**RECORDED INFORMATION**

▼

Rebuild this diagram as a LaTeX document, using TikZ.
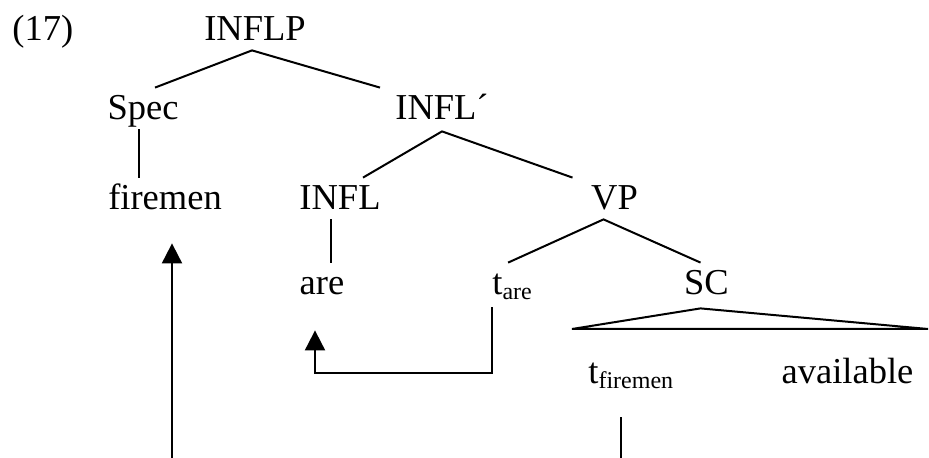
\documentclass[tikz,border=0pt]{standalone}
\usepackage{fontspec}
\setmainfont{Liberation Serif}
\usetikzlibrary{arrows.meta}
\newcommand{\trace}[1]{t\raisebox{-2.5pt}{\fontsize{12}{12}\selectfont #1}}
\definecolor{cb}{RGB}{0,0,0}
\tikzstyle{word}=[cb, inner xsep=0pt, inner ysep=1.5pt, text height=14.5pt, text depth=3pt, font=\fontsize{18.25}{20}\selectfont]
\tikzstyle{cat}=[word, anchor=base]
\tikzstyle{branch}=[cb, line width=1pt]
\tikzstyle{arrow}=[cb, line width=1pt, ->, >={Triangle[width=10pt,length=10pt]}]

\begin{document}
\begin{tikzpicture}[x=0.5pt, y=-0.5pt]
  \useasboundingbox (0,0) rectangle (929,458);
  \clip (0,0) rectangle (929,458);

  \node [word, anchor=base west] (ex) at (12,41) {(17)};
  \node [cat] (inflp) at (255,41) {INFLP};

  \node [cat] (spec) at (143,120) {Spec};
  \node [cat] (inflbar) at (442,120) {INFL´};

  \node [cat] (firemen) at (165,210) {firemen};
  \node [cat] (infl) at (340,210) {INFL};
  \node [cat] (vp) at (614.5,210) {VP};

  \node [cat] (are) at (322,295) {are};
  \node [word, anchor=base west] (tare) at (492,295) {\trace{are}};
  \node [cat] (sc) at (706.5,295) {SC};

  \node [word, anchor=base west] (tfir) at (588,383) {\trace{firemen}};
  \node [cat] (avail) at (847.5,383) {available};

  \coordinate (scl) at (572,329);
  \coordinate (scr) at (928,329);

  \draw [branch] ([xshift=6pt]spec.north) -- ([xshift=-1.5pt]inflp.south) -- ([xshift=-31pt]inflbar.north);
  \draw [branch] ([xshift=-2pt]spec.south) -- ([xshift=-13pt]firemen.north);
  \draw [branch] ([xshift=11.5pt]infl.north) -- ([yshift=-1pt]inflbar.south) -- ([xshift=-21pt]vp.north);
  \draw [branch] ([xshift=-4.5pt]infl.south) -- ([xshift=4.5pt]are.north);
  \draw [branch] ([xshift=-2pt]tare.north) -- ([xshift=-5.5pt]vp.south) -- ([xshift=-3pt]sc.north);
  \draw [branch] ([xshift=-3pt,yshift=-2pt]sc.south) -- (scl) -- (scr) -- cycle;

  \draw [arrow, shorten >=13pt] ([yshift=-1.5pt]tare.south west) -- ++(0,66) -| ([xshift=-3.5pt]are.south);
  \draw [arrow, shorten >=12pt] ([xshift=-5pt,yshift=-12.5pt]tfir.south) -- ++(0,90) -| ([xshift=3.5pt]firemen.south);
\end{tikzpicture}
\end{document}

▲

**REQUIREMENT**
Your task is to restate word for word the lines from the top of the data to the line containing "[cat] (vp) at", both ends included, with every picture left out.

**COMPLETED EXERCISE**
Rebuild this diagram as a LaTeX document, using TikZ.
\documentclass[tikz,border=0pt]{standalone}
\usepackage{fontspec}
\setmainfont{Liberation Serif}
\usetikzlibrary{arrows.meta}
\newcommand{\trace}[1]{t\raisebox{-2.5pt}{\fontsize{12}{12}\selectfont #1}}
\definecolor{cb}{RGB}{0,0,0}
\tikzstyle{word}=[cb, inner xsep=0pt, inner ysep=1.5pt, text height=14.5pt, text depth=3pt, font=\fontsize{18.25}{20}\selectfont]
\tikzstyle{cat}=[word, anchor=base]
\tikzstyle{branch}=[cb, line width=1pt]
\tikzstyle{arrow}=[cb, line width=1pt, ->, >={Triangle[width=10pt,length=10pt]}]

\begin{document}
\begin{tikzpicture}[x=0.5pt, y=-0.5pt]
  \useasboundingbox (0,0) rectangle (929,458);
  \clip (0,0) rectangle (929,458);

  \node [word, anchor=base west] (ex) at (12,41) {(17)};
  \node [cat] (inflp) at (255,41) {INFLP};

  \node [cat] (spec) at (143,120) {Spec};
  \node [cat] (inflbar) at (442,120) {INFL´};

  \node [cat] (firemen) at (165,210) {firemen};
  \node [cat] (infl) at (340,210) {INFL};
  \node [cat] (vp) at (614.5,210) {VP};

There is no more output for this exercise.